Ce sont les hérétiques, il le faut avouer, qui ont commencé à se déchaîner contre le plus beau de tous les arts. Léon X ressuscitait la scène tragique ; il n’en fallait pas davantage aux prétendus réformateurs pour crier à l’œuvre de Satan. Aussi la ville de Genève et plusieurs illustres bourgades de Suisse ont été cent cinquante ans sans souffrir chez elles un violon. Les jansénistes, qui dansent aujourd’hui sur le tombeau de saint Paris, à la grande édification du prochain, défendirent le siècle passé, à une princesse de Conti qu’ils gouvernaient, de faire apprendre à danser à son fils, attendu que la danse est trop profane. Cependant il fallait avoir bonne grâce, et savoir le menuet ; on ne voulait point de violon, et le directeur eut beaucoup de peine à souffrir, par accommodement, qu’on montrât à danser au prince de Conti avec des castagnettes. Quelques catholiques un peu visigoths de deçà les monts craignirent donc les reproches des réformateurs, et crièrent aussi haut qu’eux ; ainsi peu à peu s’établit dans notre France la mode de diffamer César et Pompée, et de refuser certaines cérémonies à certaines personnes gagées par le roi, et travaillant sous les yeux du magistrat. On ne s’avisa point de réclamer contre cet abus : car qui aurait voulu se brouiller avec des hommes puissants, et des hommes du temps présent, pour Phèdre et pour les héros des siècles passés ?

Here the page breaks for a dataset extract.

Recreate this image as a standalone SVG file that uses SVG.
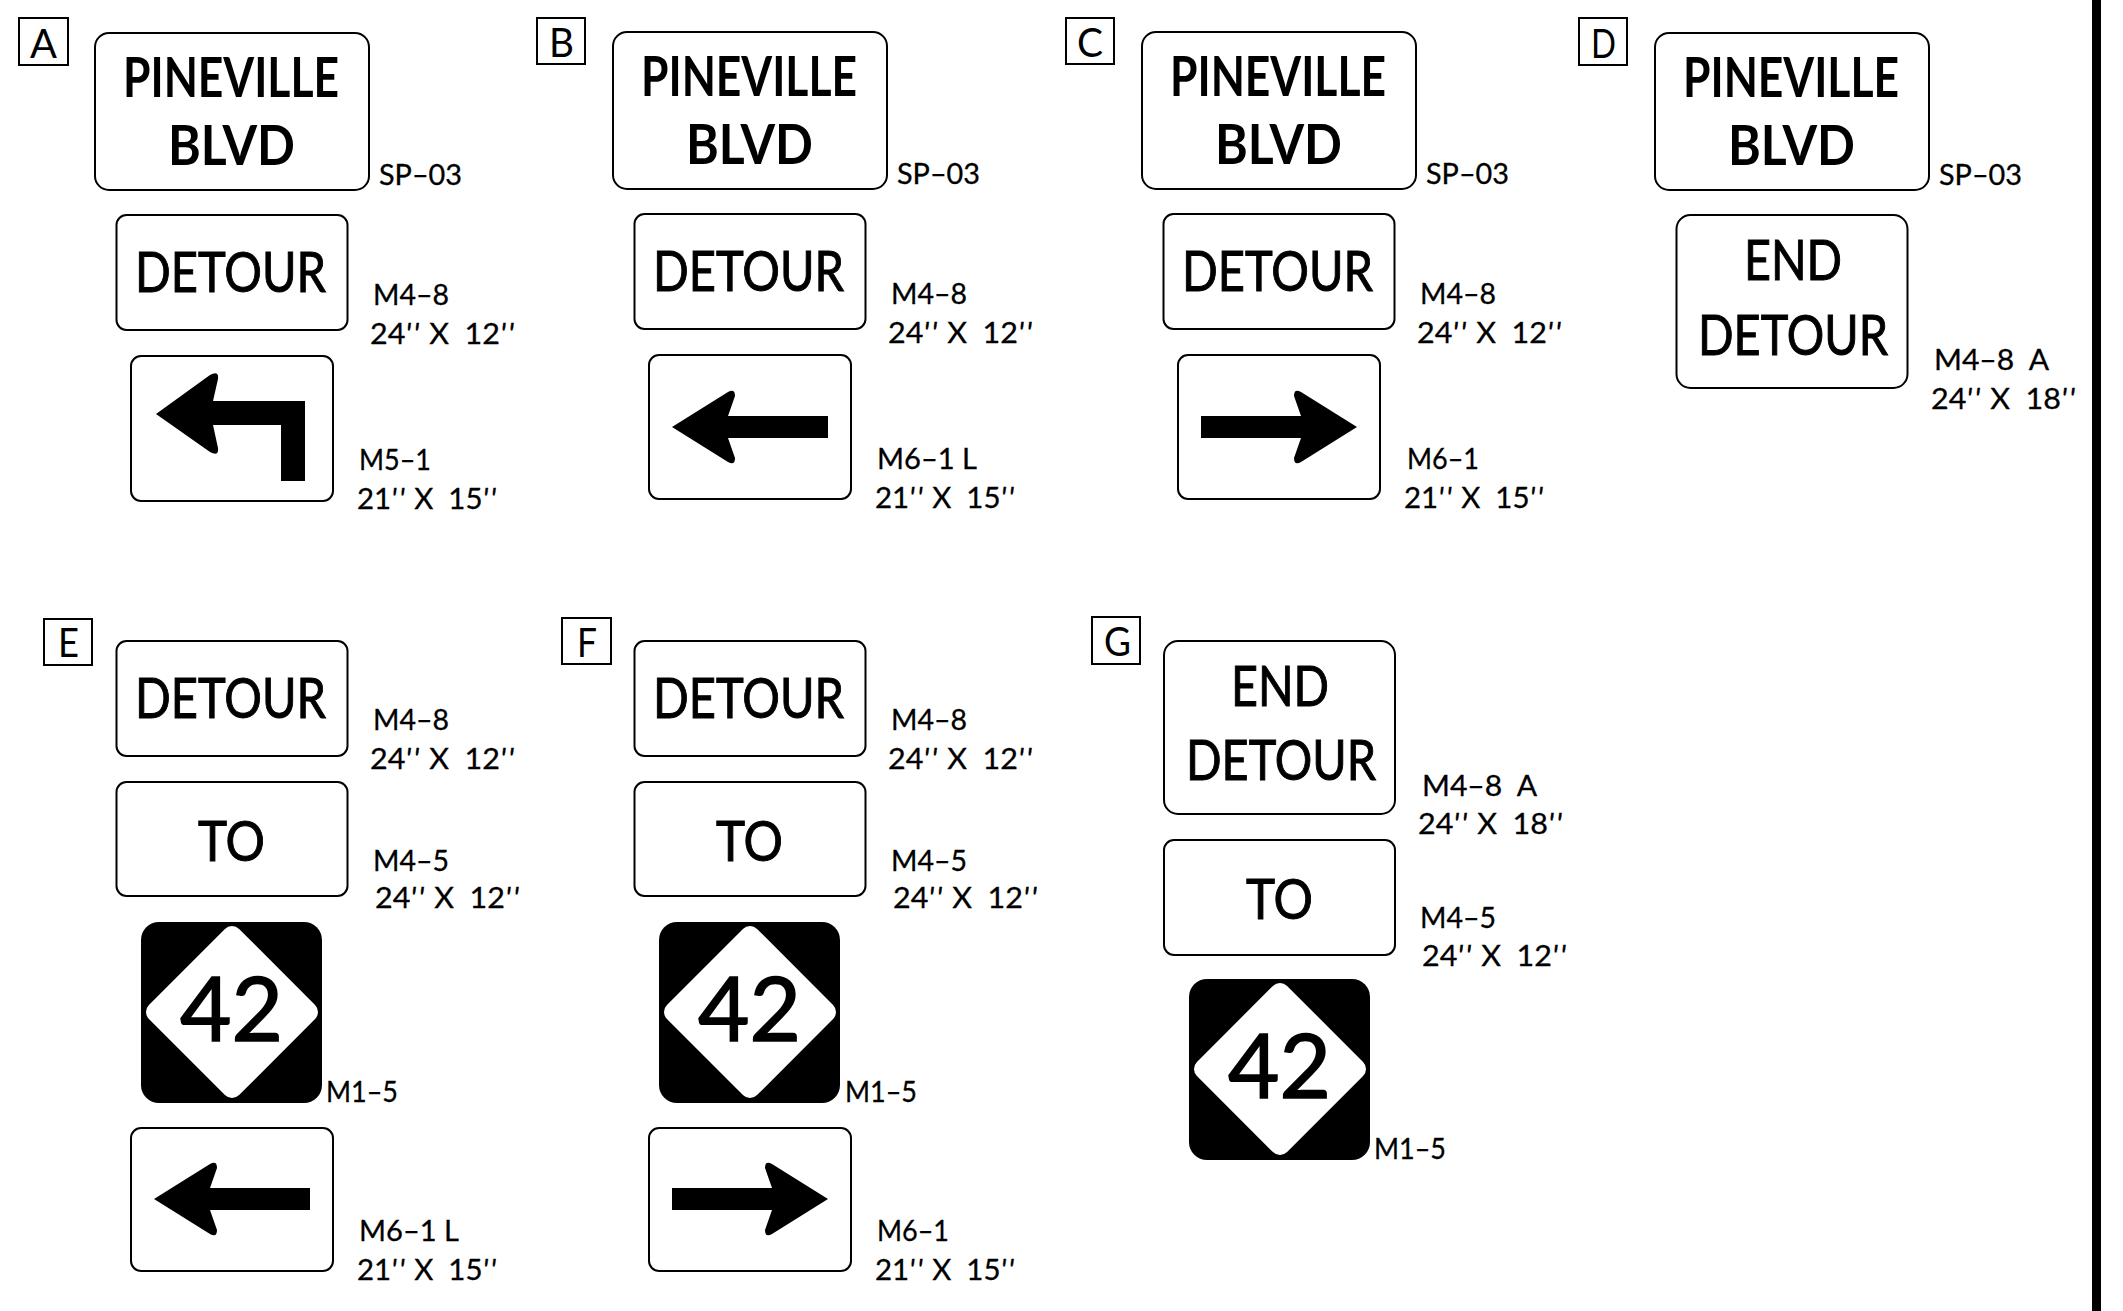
<svg xmlns="http://www.w3.org/2000/svg" width="2123" height="1311" viewBox="0 0 2123 1311">
<style>
text{font-family:"Lato","Liberation Sans",sans-serif;fill:#000;white-space:pre}
.s{fill:#fff;stroke:#000;stroke-width:2}
.l{fill:#fff;stroke:#000;stroke-width:2}
.t{font-size:56px;stroke:#000;stroke-width:1}
.h{font-size:56px;font-weight:700}
.n{font-size:29px;stroke:#000;stroke-width:.3}
.b{font-size:40px}
.r{font-size:90px;stroke:#000;stroke-width:1.6}
.i{font-style:italic;letter-spacing:2px}
</style>
<defs>
<path id="arrowL" d="M-78 0L-22 -35Q-15 -39 -15 -31L-22 -11H78V11H-22L-15 31Q-15 39 -22 35Z" fill="#000"/>
<g id="route">
<rect x="-91" y="-90" width="181" height="181" rx="18" fill="#000"/>
<polygon points="0,-76 76,0 0,76 -76,0" fill="#fff" stroke="#fff" stroke-width="20" stroke-linejoin="round"/>
</g>
</defs>
<rect width="2123" height="1311" fill="#fff"/>
<rect id="bar" x="2092" y="0" width="9" height="1311" fill="#000"/>

<g id="column-a">
<g id="a-label"><rect class="l" x="19" y="18" width="49" height="47"/><text class="b" x="30" y="58" textLength="27" lengthAdjust="spacingAndGlyphs">A</text></g>
<g id="a-street"><rect class="s" x="95" y="33" width="274" height="157" rx="14"/><text class="h" x="123" y="97" textLength="216" lengthAdjust="spacingAndGlyphs">PINEVILLE</text><text class="h" x="168" y="165" textLength="127" lengthAdjust="spacingAndGlyphs">BLVD</text><text class="n" x="379" y="185" textLength="83" lengthAdjust="spacingAndGlyphs">SP–03</text></g>
<g id="a-detour"><rect class="s" x="116.500" y="215" width="231" height="115" rx="10"/><text class="t" x="135" y="292" textLength="191" lengthAdjust="spacingAndGlyphs">DETOUR</text><text class="n" x="373" y="305" textLength="76" lengthAdjust="spacingAndGlyphs">M4–8</text><text class="n" x="370" y="344" textLength="146" lengthAdjust="spacingAndGlyphs">24<tspan class="i">''</tspan> X  12<tspan class="i">''</tspan></text></g>
<g id="a-arrow"><rect class="s" x="131" y="356" width="202" height="145" rx="10"/><path d="M156 414L210 375Q219 370 218 379L213 401H305V481H281V425H213L218 448Q219 457 210 452Z" fill="#000"/><text class="n" x="359" y="470" textLength="72" lengthAdjust="spacingAndGlyphs">M5–1</text><text class="n" x="357" y="509" textLength="141" lengthAdjust="spacingAndGlyphs">21<tspan class="i">''</tspan> X  15<tspan class="i">''</tspan></text></g>
</g>

<g id="column-b">
<g id="b-label"><rect class="l" x="537" y="18" width="48" height="46"/><text class="b" x="549" y="57" textLength="25" lengthAdjust="spacingAndGlyphs">B</text></g>
<g id="b-street"><rect class="s" x="613" y="32" width="274" height="157" rx="14"/><text class="h" x="641" y="96" textLength="216" lengthAdjust="spacingAndGlyphs">PINEVILLE</text><text class="h" x="686" y="164" textLength="127" lengthAdjust="spacingAndGlyphs">BLVD</text><text class="n" x="897" y="184" textLength="83" lengthAdjust="spacingAndGlyphs">SP–03</text></g>
<g id="b-detour"><rect class="s" x="634.500" y="214" width="231" height="115" rx="10"/><text class="t" x="653" y="291" textLength="191" lengthAdjust="spacingAndGlyphs">DETOUR</text><text class="n" x="891" y="304" textLength="76" lengthAdjust="spacingAndGlyphs">M4–8</text><text class="n" x="888" y="343" textLength="146" lengthAdjust="spacingAndGlyphs">24<tspan class="i">''</tspan> X  12<tspan class="i">''</tspan></text></g>
<g id="b-arrow"><rect class="s" x="649" y="355" width="202" height="144" rx="10"/><use href="#arrowL" transform="translate(750 427)"/><text class="n" x="877" y="469" textLength="100" lengthAdjust="spacingAndGlyphs">M6–1 L</text><text class="n" x="875" y="508" textLength="141" lengthAdjust="spacingAndGlyphs">21<tspan class="i">''</tspan> X  15<tspan class="i">''</tspan></text></g>
</g>

<g id="column-c">
<g id="c-label"><rect class="l" x="1066" y="18" width="48" height="46"/><text class="b" x="1077" y="57" textLength="26" lengthAdjust="spacingAndGlyphs">C</text></g>
<g id="c-street"><rect class="s" x="1142" y="32" width="274" height="157" rx="14"/><text class="h" x="1170" y="96" textLength="216" lengthAdjust="spacingAndGlyphs">PINEVILLE</text><text class="h" x="1215" y="164" textLength="127" lengthAdjust="spacingAndGlyphs">BLVD</text><text class="n" x="1426" y="184" textLength="83" lengthAdjust="spacingAndGlyphs">SP–03</text></g>
<g id="c-detour"><rect class="s" x="1163.500" y="214" width="231" height="115" rx="10"/><text class="t" x="1182" y="291" textLength="191" lengthAdjust="spacingAndGlyphs">DETOUR</text><text class="n" x="1420" y="304" textLength="76" lengthAdjust="spacingAndGlyphs">M4–8</text><text class="n" x="1417" y="343" textLength="146" lengthAdjust="spacingAndGlyphs">24<tspan class="i">''</tspan> X  12<tspan class="i">''</tspan></text></g>
<g id="c-arrow"><rect class="s" x="1178" y="355" width="202" height="144" rx="10"/><use href="#arrowL" transform="translate(1279 427) scale(-1 1)"/><text class="n" x="1407" y="469" textLength="72" lengthAdjust="spacingAndGlyphs">M6–1</text><text class="n" x="1404" y="508" textLength="141" lengthAdjust="spacingAndGlyphs">21<tspan class="i">''</tspan> X  15<tspan class="i">''</tspan></text></g>
</g>

<g id="column-d">
<g id="d-label"><rect class="l" x="1579" y="18" width="48" height="47"/><text class="b" x="1591" y="58" textLength="25" lengthAdjust="spacingAndGlyphs">D</text></g>
<g id="d-street"><rect class="s" x="1655" y="33" width="274" height="157" rx="14"/><text class="h" x="1683" y="97" textLength="216" lengthAdjust="spacingAndGlyphs">PINEVILLE</text><text class="h" x="1728" y="165" textLength="127" lengthAdjust="spacingAndGlyphs">BLVD</text><text class="n" x="1939" y="185" textLength="83" lengthAdjust="spacingAndGlyphs">SP–03</text></g>
<g id="d-end"><rect class="s" x="1676.500" y="215" width="231" height="173" rx="14"/><text class="t" x="1744" y="280" textLength="98" lengthAdjust="spacingAndGlyphs">END</text><text class="t" x="1698" y="355" textLength="190" lengthAdjust="spacingAndGlyphs">DETOUR</text><text class="n" x="1934" y="370" textLength="115" lengthAdjust="spacingAndGlyphs">M4–8  A</text><text class="n" x="1931" y="409" textLength="146" lengthAdjust="spacingAndGlyphs">24<tspan class="i">''</tspan> X  18<tspan class="i">''</tspan></text></g>
</g>

<g id="column-e">
<g id="e-label"><rect class="l" x="44" y="619" width="48" height="46"/><text class="b" x="58" y="657" textLength="21" lengthAdjust="spacingAndGlyphs">E</text></g>
<g id="e-detour"><rect class="s" x="116.500" y="641" width="231" height="115" rx="10"/><text class="t" x="135" y="718" textLength="191" lengthAdjust="spacingAndGlyphs">DETOUR</text><text class="n" x="373" y="730" textLength="76" lengthAdjust="spacingAndGlyphs">M4–8</text><text class="n" x="370" y="769" textLength="146" lengthAdjust="spacingAndGlyphs">24<tspan class="i">''</tspan> X  12<tspan class="i">''</tspan></text></g>
<g id="e-to"><rect class="s" x="116.500" y="782" width="231" height="114" rx="10"/><text class="t" x="198" y="861" textLength="67" lengthAdjust="spacingAndGlyphs">TO</text><text class="n" x="373" y="871" textLength="76" lengthAdjust="spacingAndGlyphs">M4–5</text><text class="n" x="375" y="908" textLength="146" lengthAdjust="spacingAndGlyphs">24<tspan class="i">''</tspan> X  12<tspan class="i">''</tspan></text></g>
<g id="e-route"><use href="#route" transform="translate(232 1012)"/><text class="r" x="180" y="1041" textLength="103" lengthAdjust="spacingAndGlyphs">42</text><text class="n" x="326" y="1102" textLength="72" lengthAdjust="spacingAndGlyphs">M1–5</text></g>
<g id="e-arrow"><rect class="s" x="131" y="1128" width="202" height="143" rx="10"/><use href="#arrowL" transform="translate(232 1199)"/><text class="n" x="359" y="1241" textLength="100" lengthAdjust="spacingAndGlyphs">M6–1 L</text><text class="n" x="357" y="1280" textLength="141" lengthAdjust="spacingAndGlyphs">21<tspan class="i">''</tspan> X  15<tspan class="i">''</tspan></text></g>
</g>

<g id="column-f">
<g id="f-label"><rect class="l" x="562" y="618" width="49" height="46"/><text class="b" x="577" y="657" textLength="20" lengthAdjust="spacingAndGlyphs">F</text></g>
<g id="f-detour"><rect class="s" x="634.500" y="641" width="231" height="115" rx="10"/><text class="t" x="653" y="718" textLength="191" lengthAdjust="spacingAndGlyphs">DETOUR</text><text class="n" x="891" y="730" textLength="76" lengthAdjust="spacingAndGlyphs">M4–8</text><text class="n" x="888" y="769" textLength="146" lengthAdjust="spacingAndGlyphs">24<tspan class="i">''</tspan> X  12<tspan class="i">''</tspan></text></g>
<g id="f-to"><rect class="s" x="634.500" y="782" width="231" height="114" rx="10"/><text class="t" x="716" y="861" textLength="67" lengthAdjust="spacingAndGlyphs">TO</text><text class="n" x="891" y="871" textLength="76" lengthAdjust="spacingAndGlyphs">M4–5</text><text class="n" x="893" y="908" textLength="146" lengthAdjust="spacingAndGlyphs">24<tspan class="i">''</tspan> X  12<tspan class="i">''</tspan></text></g>
<g id="f-route"><use href="#route" transform="translate(750 1012)"/><text class="r" x="698" y="1041" textLength="103" lengthAdjust="spacingAndGlyphs">42</text><text class="n" x="845" y="1102" textLength="72" lengthAdjust="spacingAndGlyphs">M1–5</text></g>
<g id="f-arrow"><rect class="s" x="649" y="1128" width="202" height="143" rx="10"/><use href="#arrowL" transform="translate(750 1199) scale(-1 1)"/><text class="n" x="877" y="1241" textLength="72" lengthAdjust="spacingAndGlyphs">M6–1</text><text class="n" x="875" y="1280" textLength="141" lengthAdjust="spacingAndGlyphs">21<tspan class="i">''</tspan> X  15<tspan class="i">''</tspan></text></g>
</g>

<g id="column-g">
<g id="g-label"><rect class="l" x="1092" y="617" width="48" height="47"/><text class="b" x="1104" y="656" textLength="27" lengthAdjust="spacingAndGlyphs">G</text></g>
<g id="g-end"><rect class="s" x="1164" y="641" width="231" height="173" rx="14"/><text class="t" x="1231" y="706" textLength="98" lengthAdjust="spacingAndGlyphs">END</text><text class="t" x="1186" y="780" textLength="190" lengthAdjust="spacingAndGlyphs">DETOUR</text><text class="n" x="1422" y="796" textLength="115" lengthAdjust="spacingAndGlyphs">M4–8  A</text><text class="n" x="1418" y="834" textLength="146" lengthAdjust="spacingAndGlyphs">24<tspan class="i">''</tspan> X  18<tspan class="i">''</tspan></text></g>
<g id="g-to"><rect class="s" x="1164" y="840" width="231" height="115" rx="10"/><text class="t" x="1246" y="919" textLength="67" lengthAdjust="spacingAndGlyphs">TO</text><text class="n" x="1420" y="928" textLength="76" lengthAdjust="spacingAndGlyphs">M4–5</text><text class="n" x="1422" y="966" textLength="146" lengthAdjust="spacingAndGlyphs">24<tspan class="i">''</tspan> X  12<tspan class="i">''</tspan></text></g>
<g id="g-route"><use href="#route" transform="translate(1280 1069)"/><text class="r" x="1228" y="1098" textLength="103" lengthAdjust="spacingAndGlyphs">42</text><text class="n" x="1374" y="1159" textLength="72" lengthAdjust="spacingAndGlyphs">M1–5</text></g>
</g>
</svg>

On se contenta donc de trouver cette rigueur absurde, et d’admirer toujours à bon compte les chefs-d’œuvre de notre scène.

Rome, de qui nous avons appris notre catéchisme, n’en use point comme nous : elle a su toujours tempérer les lois selon les temps et selon les besoins ; elle a su distinguer les bateleurs effrontés, qu’on censurait autrefois avec raison, d’avec les pièces de théâtre du Trissin et de plusieurs évêques et cardinaux qui ont aidé à ressusciter la tragédie. Aujourd’hui même on représente à Rome publiquement des comédies dans des maisons religieuses. Les dames y vont sans scandale ; on ne croit point que des dialogues récités sur des planches soient une infamie diabolique. On a vu jusqu’à la pièce de George Dandin exécutée à Rome par des religieuses, en présence d’une foule d’ecclésiastiques et de dames. Les sages Romains se gardent bien surtout d’excommunier ces messieurs qui chantent le dessus dans les opéras italiens : car en vérité c’est bien assez d’être châtré dans ce monde, sans être encore damné dans l’autre.